All my years building software has taught me that every project is divided into two parts: a) what the system looks and feels like, and b) all the sticky details.

The latest home project we tackled at the Powell household was to create a new room for my 4 year old son Joey. The plan was to redo the guest bedroom and make it a new room for Joey. My 2 year old son Andy could then move out of the nursery into Joey's old room.

Our first step was to "discuss" the paint colors. My wife and I both agreed we should do stripes. I wanted stripes that looked like the racing stripes on a 1967 Mustang Shelby GT500. My wife wanted something that came out of a decorating magazine. Predictably, the decorators won.
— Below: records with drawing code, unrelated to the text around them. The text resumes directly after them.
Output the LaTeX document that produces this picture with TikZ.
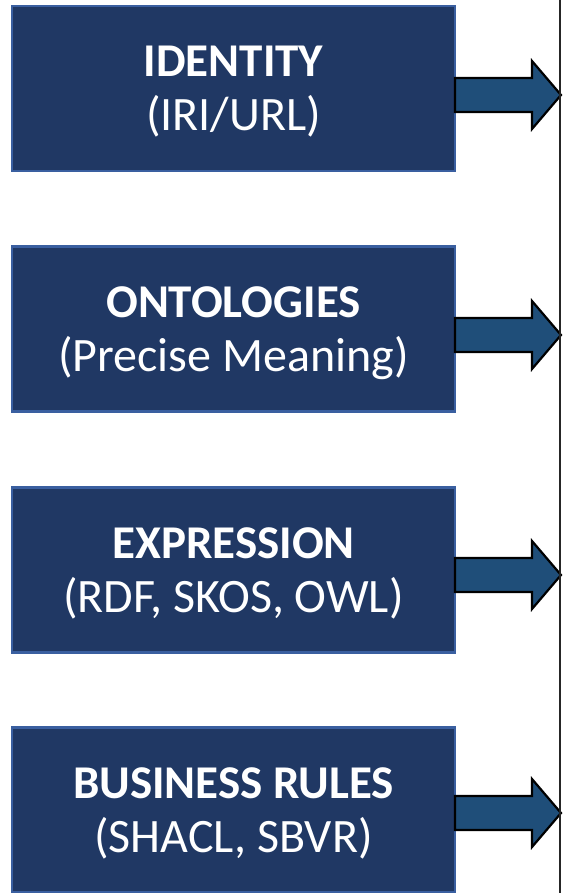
\documentclass[tikz,border=0pt]{standalone}
\usepackage{fontspec}
\setmainfont{Carlito}
\definecolor{boxfill}{HTML}{203864}
\definecolor{boxedge}{HTML}{3A5FA0}
\definecolor{arrfill}{HTML}{1F4E79}
\tikzset{
  box/.style={draw=boxedge, fill=boxfill, line width=2.5pt, minimum width=443pt, minimum height=165pt, inner sep=0pt},
  ttl/.style={text=white, font=\fontsize{47}{54}\selectfont\bfseries, anchor=base, inner sep=0pt},
  sub/.style={text=white, font=\fontsize{48}{54}\selectfont, anchor=base, inner sep=0pt},
  blockarrow/.style={draw=black, fill=arrfill, line width=2.2pt, line join=miter},
}
\begin{document}
\begin{tikzpicture}[x=1pt, y=-1pt]
\useasboundingbox (0,0) rectangle (562,893);
\foreach \i/\cy/\ay/\t/\s in {1/88.5/95/IDENTITY/{(IRI/URL)},2/329/335/ONTOLOGIES/{(Precise Meaning)},3/570/575/EXPRESSION/{(RDF, SKOS, OWL)},4/810/813/BUSINESS RULES/{(SHACL, SBVR)}}{
  \node[box] (b\i) at (233.5,\cy) {};
  \node[ttl] (t\i) at (233.5,\cy-12) {\t};
  \node[sub] (s\i) at (233.5,\cy+42) {\s};
  \draw[blockarrow] (455,\ay-17) -- (532,\ay-17) -- (532,\ay-34) -- (561,\ay) -- (532,\ay+34) -- (532,\ay+17) -- (455,\ay+17) -- cycle;
}
\coordinate (ltop) at (560,0);
\coordinate (lbot) at (560,893);
\draw[line width=1.5pt, black!85] (ltop) -- (lbot);
\end{tikzpicture}
\end{document}
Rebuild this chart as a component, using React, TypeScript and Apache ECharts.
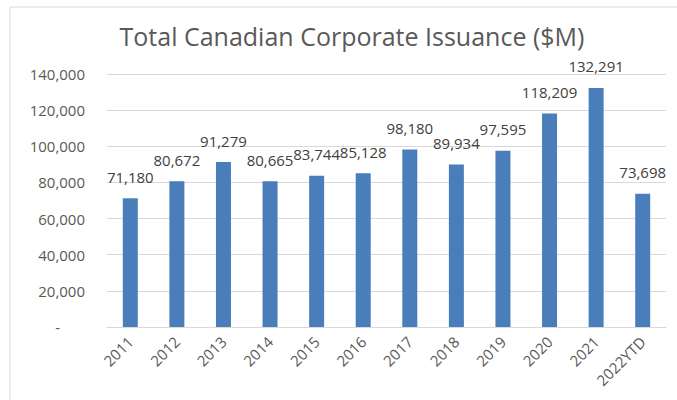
import React, { useEffect, useRef } from "react";
import * as echarts from "echarts";

const categories = ["2011", "2012", "2013", "2014", "2015", "2016", "2017", "2018", "2019", "2020", "2021", "2022YTD"];
const issuance = [71180, 80672, 91279, 80665, 83744, 85128, 98180, 89934, 97595, 118209, 132291, 73698];
const titleText = "Total Canadian Corporate Issuance ($M)";

const FONT = "'Open Sans', 'Liberation Sans', sans-serif";

export default function App() {
  const ref = useRef<HTMLDivElement>(null);
  useEffect(() => {
    if (!ref.current) return;
    const chart = echarts.init(ref.current, undefined, { renderer: "svg" });
    chart.setOption({
      animation: false,
      backgroundColor: "#ffffff",
      title: {
        text: titleText,
        left: 347,
        textAlign: "center",
        top: 18,
        textStyle: { fontFamily: FONT, fontSize: 25, fontWeight: "normal", color: "#595959" },
      },
      graphic: [
        {
          type: "rect",
          shape: { x: 10, y: 7, width: 700, height: 420 },
          style: { fill: "none", stroke: "#d9d9d9", lineWidth: 1 },
          silent: true,
        },
      ],
      grid: { left: 107, right: 11, top: 74, bottom: 73 },
      xAxis: {
        type: "category",
        data: categories,
        axisLine: { lineStyle: { color: "#d9d9d9", width: 1 } },
        axisTick: { show: false },
        axisLabel: {
          rotate: 45,
          margin: 12,
          color: "#595959",
          fontFamily: FONT,
          fontSize: 15,
          interval: 0,
        },
      },
      yAxis: {
        type: "value",
        min: 0,
        max: 140000,
        interval: 20000,
        axisLine: { show: false },
        axisTick: { show: false },
        splitLine: { lineStyle: { color: "#d9d9d9", width: 1 } },
        axisLabel: {
          margin: 22,
          color: "#595959",
          fontFamily: FONT,
          fontSize: 15,
          formatter: (v: number) => (v === 0 ? "{d|-}" : v.toLocaleString("en-US")),
          rich: { d: { padding: [0, 25, 0, 0], color: "#595959", fontFamily: FONT, fontSize: 15 } },
        },
      },
      series: [
        {
          type: "bar",
          data: issuance,
          barWidth: 15,
          itemStyle: { color: "#4a7ebb" },
          label: {
            show: true,
            position: "top",
            distance: 14,
            color: "#404040",
            fontFamily: FONT,
            fontSize: 15,
            formatter: (p: any) => Number(p.value).toLocaleString("en-US"),
          },
        },
      ],
    });
    return () => chart.dispose();
  }, []);
  return <div ref={ref} style={{ position: "fixed", left: 0, top: 0, width: 677, height: 400 }} />;
}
The next thing we did was look for furniture. We looked around a bunch of places, but we didn't find anything that we liked as much as Joey's existing furniture. So we decided to just buy another set of what we already had.

After all the big decisions were made, we started tackling the details: exactly which furniture pieces to buy, how to arrange the furniture, where his computer was going to go, where to put all of his stuff, etc.

If you look back at how we made our decisions, we focused on looks (paint, colors, furniture style, etc) first, and left all of the details (arranging, organizing, etc) for the end. It's not that the details weren't important—they were. They just weren't as important as the way we wanted the room to look.

If you think about it, many of the big decisions we make are driven by the "looks first, details later" attitude. I bet the last time you made a major purchase like a car or house, looks were a big part of the decision.

I even use the same attitude every day running my company. I was reviewing resumes the other day, and the resumes that were nice and clean looking automatically floated to the top of the pile. The resumes that were hard to read or disorganized went to the bottom of the pile, no matter what they contained. For me, looks are more important than details when making a first pass at resumes.

The same attitude applies to how you should handle technology in your business. All my years building software has taught me that every project is divided into two parts: a) what the system looks and feels like, and b) all the sticky details.

When you put together a new system for your business, you want to focus on what the system looks and feels like to the people who use it. Just like in the case of my son's new room, it's not that the details are not important—they are. It's just that the look and feel is more important, and for software specifically there are two key reasons why:

  • Looks help you figure out what you really need - Imagine you need a new system for customers to update their address on your website. If you concentrate on looks, you will come up with particulars like: information you ask for, what your customer's experience it is, how to make it easy to use, etc. If you concentrate on the sticky details, you will come up with details like: where the information is stored, what systems need to be updated, etc. What do you think is more important: what your customers think or where you store your data?
  • Nobody likes ugly hard to use software - No matter what wiz bang features a system has, it will be universally disliked if it doesn't look and feel good to the user.

Bottom Line: When you create new systems for your business, focus on looks first, and leave the details for later.